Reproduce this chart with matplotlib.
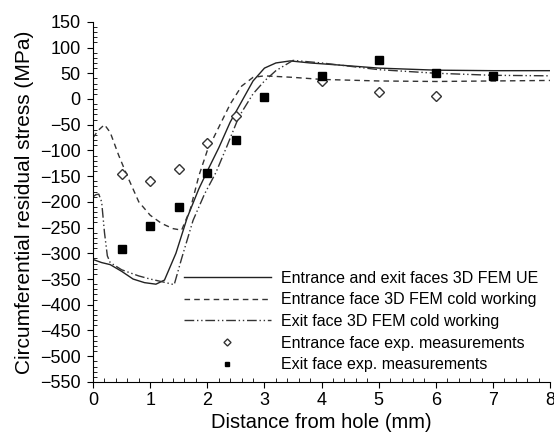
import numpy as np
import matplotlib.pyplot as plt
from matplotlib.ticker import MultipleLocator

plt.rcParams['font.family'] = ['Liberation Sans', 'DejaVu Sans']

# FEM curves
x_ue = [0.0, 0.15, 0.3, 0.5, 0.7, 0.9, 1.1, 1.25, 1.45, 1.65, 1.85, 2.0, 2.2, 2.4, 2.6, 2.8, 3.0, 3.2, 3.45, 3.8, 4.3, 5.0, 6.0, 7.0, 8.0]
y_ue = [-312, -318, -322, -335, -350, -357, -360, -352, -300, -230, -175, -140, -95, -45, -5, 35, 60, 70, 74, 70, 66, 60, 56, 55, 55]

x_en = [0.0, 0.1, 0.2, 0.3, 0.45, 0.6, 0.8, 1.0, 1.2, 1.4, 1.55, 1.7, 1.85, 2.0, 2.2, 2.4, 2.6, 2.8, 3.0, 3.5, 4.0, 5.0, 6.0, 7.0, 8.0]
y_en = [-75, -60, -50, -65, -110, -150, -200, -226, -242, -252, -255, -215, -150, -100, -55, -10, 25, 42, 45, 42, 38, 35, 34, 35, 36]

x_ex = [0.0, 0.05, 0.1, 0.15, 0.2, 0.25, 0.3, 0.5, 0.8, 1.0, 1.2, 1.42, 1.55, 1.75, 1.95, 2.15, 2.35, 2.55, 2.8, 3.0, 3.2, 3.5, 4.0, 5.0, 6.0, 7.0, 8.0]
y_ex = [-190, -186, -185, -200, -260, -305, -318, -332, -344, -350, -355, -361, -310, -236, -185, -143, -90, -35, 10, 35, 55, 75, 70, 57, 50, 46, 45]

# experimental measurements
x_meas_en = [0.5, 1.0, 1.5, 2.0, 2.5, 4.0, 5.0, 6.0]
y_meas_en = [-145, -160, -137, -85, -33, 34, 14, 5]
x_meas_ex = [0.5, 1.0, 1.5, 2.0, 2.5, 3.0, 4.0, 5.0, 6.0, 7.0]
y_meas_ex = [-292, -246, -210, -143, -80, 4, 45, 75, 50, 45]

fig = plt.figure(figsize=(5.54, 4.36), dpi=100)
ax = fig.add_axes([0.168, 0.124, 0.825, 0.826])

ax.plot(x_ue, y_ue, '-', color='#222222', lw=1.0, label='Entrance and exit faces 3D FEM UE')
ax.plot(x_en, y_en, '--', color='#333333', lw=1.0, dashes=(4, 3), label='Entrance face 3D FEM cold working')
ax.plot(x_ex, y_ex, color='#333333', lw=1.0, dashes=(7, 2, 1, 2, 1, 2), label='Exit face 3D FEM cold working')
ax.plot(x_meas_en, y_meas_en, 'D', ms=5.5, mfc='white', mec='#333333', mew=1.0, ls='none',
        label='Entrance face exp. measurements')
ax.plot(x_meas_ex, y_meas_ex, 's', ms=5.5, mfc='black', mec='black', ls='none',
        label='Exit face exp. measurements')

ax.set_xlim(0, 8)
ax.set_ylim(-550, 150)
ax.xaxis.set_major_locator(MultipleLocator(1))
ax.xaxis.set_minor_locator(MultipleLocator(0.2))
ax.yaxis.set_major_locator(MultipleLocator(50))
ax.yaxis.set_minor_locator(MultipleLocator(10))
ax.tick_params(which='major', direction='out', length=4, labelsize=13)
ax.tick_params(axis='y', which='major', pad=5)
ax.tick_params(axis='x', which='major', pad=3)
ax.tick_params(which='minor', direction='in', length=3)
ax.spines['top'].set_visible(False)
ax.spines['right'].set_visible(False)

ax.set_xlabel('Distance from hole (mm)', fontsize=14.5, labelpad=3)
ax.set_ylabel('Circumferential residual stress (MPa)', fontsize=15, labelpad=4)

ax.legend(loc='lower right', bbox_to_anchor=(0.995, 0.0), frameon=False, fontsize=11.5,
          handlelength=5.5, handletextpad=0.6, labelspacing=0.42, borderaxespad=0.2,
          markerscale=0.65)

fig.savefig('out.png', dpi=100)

TASK STATEMENT: Please restate the material above line by line, exactly, beginning at its first line and ending with the line that contains "plt.rcParams['font.family'] = ['Liberation", without any pictures.

REPLY:
Reproduce this chart with matplotlib.
import numpy as np
import matplotlib.pyplot as plt
from matplotlib.ticker import MultipleLocator

plt.rcParams['font.family'] = ['Liberation Sans', 'DejaVu Sans']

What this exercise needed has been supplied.